Nigeria’s UTM Offshore secured a critical 15-year gas supply agreement on Tuesday, establishing the long-term feed gas framework needed to advance its $3 billion floating liquefied natural gas (FLNG) project.
Under the new deal, a joint venture between the Nigerian National Petroleum Corporation (NNPC) Limited and Seplat Energy Producing Nigeria Unlimited will supply 200 million standard cubic feet of gas per day to the facility.
UTM Offshore Chief Executive Julius Rone announced that the agreement clears a major hurdle, providing the necessary financial and operational certainty to position the project for a final investment decision in the fourth quarter of 2026.
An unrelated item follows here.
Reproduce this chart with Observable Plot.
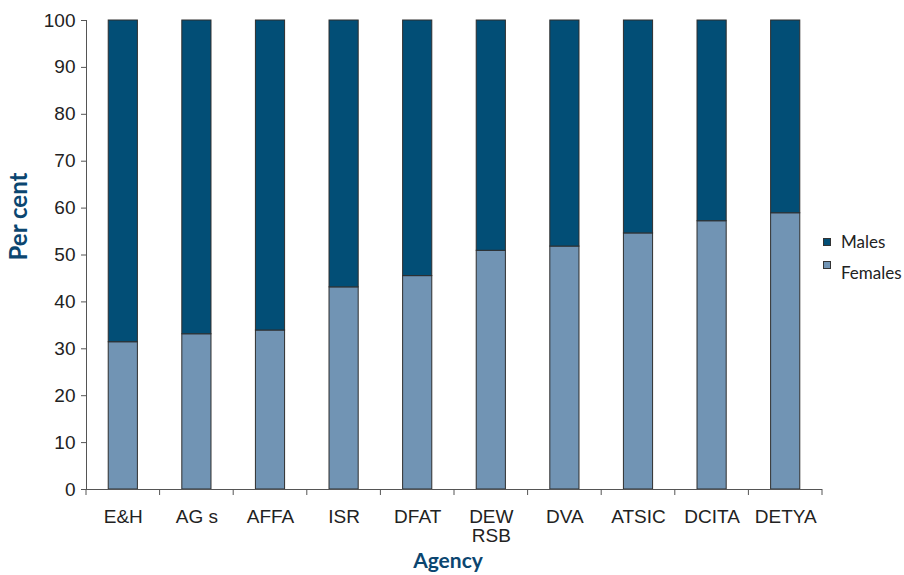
<!DOCTYPE html>
<html>
<head>
<meta charset="utf-8">
<script src="https://cdn.jsdelivr.net/npm/d3@7"></script>
<script src="https://cdn.jsdelivr.net/npm/@observablehq/plot@0.6"></script>
<style>
  html, body { margin: 0; padding: 0; background: #fff; }
  #chart { width: 904px; height: 575px; }
</style>
</head>
<body>
<div id="chart"></div>
<script>
// Share of staff by sex in each agency (per cent)
const agencies = ["E&H", "AG s", "AFFA", "ISR", "DFAT", "DEW\nRSB", "DVA", "ATSIC", "DCITA", "DETYA"];
const females = [31.4, 33.1, 33.9, 43.1, 45.5, 50.9, 51.8, 54.6, 57.2, 58.9];
const males   = [68.6, 66.9, 66.1, 56.9, 54.5, 49.1, 48.2, 45.4, 42.8, 41.1];
const series = ["Males", "Females"];
const seriesColors = ["#024e76", "#7194b4"];
const yTicks = [0, 10, 20, 30, 40, 50, 60, 70, 80, 90, 100];

// Long table: females first so they sit at the bottom of each stack
const rows = [];
agencies.forEach((a, i) => {
  rows.push({agency: a, sex: "Females", value: females[i]});
  rows.push({agency: a, sex: "Males", value: males[i]});
});

const tickFont = "Liberation Sans, Arial, sans-serif";
const titleFont = "Lato, Open Sans, sans-serif";
const titleColor = "#0b4670";
const padInner = 0.59;

const plot = Plot.plot({
  width: 904,
  height: 575,
  marginLeft: 86,
  marginRight: 82,
  marginTop: 20,
  marginBottom: 86,
  style: {fontFamily: tickFont, color: "#222", background: "#fff"},
  x: {domain: agencies, paddingInner: padInner, paddingOuter: padInner / 2, round: false, label: null},
  y: {domain: [0, 100], label: null},
  color: {domain: series, range: seriesColors},
  marks: [
    Plot.barY(rows, {x: "agency", y: "value", fill: "sex", stroke: "#2e2e2e", strokeWidth: 1, insetLeft: 0.5, insetRight: 0.5}),
    Plot.axisY({ticks: yTicks, tickSize: 5, tickPadding: 6, fontSize: 19, fontFamily: tickFont, stroke: "#555", fill: "#222"}),
    Plot.axisX({tickSize: 0, tickPadding: 20, fontSize: 19, fontFamily: tickFont, lineHeight: 1.0, fill: "#222"}),
    Plot.ruleY([0], {stroke: "#555"}),
    Plot.frame({anchor: "left", stroke: "#555"})
  ]
});

document.getElementById("chart").appendChild(plot);

// Category boundary ticks below the x axis, from the band scale
const svg = d3.select(plot);
const xs = plot.scale("x");
const ys = plot.scale("y");
const step = xs.step ?? (xs.bandwidth / (1 - padInner));
const half = (step - xs.bandwidth) / 2;
const y0 = ys.apply(0);
const bounds = agencies.map(a => xs.apply(a) - half);
bounds.push(xs.apply(agencies[agencies.length - 1]) + xs.bandwidth + half);
svg.append("g")
  .attr("stroke", "#555")
  .selectAll("line")
  .data(bounds)
  .join("line")
  .attr("x1", d => d).attr("x2", d => d)
  .attr("y1", y0).attr("y2", y0 + 6);

// Axis titles
const yMid = (ys.apply(0) + ys.apply(100)) / 2;
svg.append("text")
  .attr("transform", `translate(27,${yMid - 38}) rotate(-90)`)
  .attr("text-anchor", "middle")
  .attr("font-family", titleFont)
  .attr("font-weight", "bold")
  .attr("font-size", 24)
  .attr("fill", titleColor)
  .text("Per cent");

const xMid = (bounds[0] + bounds[bounds.length - 1]) / 2;
svg.append("text")
  .attr("x", xMid - 6)
  .attr("y", 568)
  .attr("text-anchor", "middle")
  .attr("font-family", titleFont)
  .attr("font-weight", "bold")
  .attr("font-size", 21)
  .attr("fill", titleColor)
  .text("Agency");

// Legend on the right
const legend = svg.append("g")
  .attr("font-family", titleFont)
  .attr("font-size", 17)
  .attr("text-anchor", "start")
  .attr("fill", "#222");
series.forEach((s, i) => {
  const cy = 242 + i * 31;
  legend.append("rect")
    .attr("x", 823.5).attr("y", cy - 3.5 - (i ? 8 : 0))
    .attr("width", 7).attr("height", 7)
    .attr("fill", seriesColors[i])
    .attr("stroke", "#333").attr("stroke-width", 1);
  legend.append("text")
    .attr("x", 841).attr("y", cy + 6)
    .text(s);
});
</script>
</body>
</html>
The innovative project aims to produce 1.8 million tonnes of LNG annually by sourcing gas from the Yoho field.
UTM Offshore holds a 72 per cent stake in the venture, while NNPCL and the Delta State government hold 20 per cent and 8 per cent, respectively.

The Nigerian government granted this project the country’s first-ever floating LNG export licence in 2024 as part of an aggressive strategy to commercialise its massive but historically stranded gas reserves.
While Nigeria commands some of Africa’s largest gas deposits, funding constraints, regulatory uncertainty, and infrastructure gaps have long throttled its export capabilities.
This agreement marks a significant step forward for the country’s energy sector, building on the front-end engineering and design work that engineering firms JGC and Technip Energies completed back in 2023.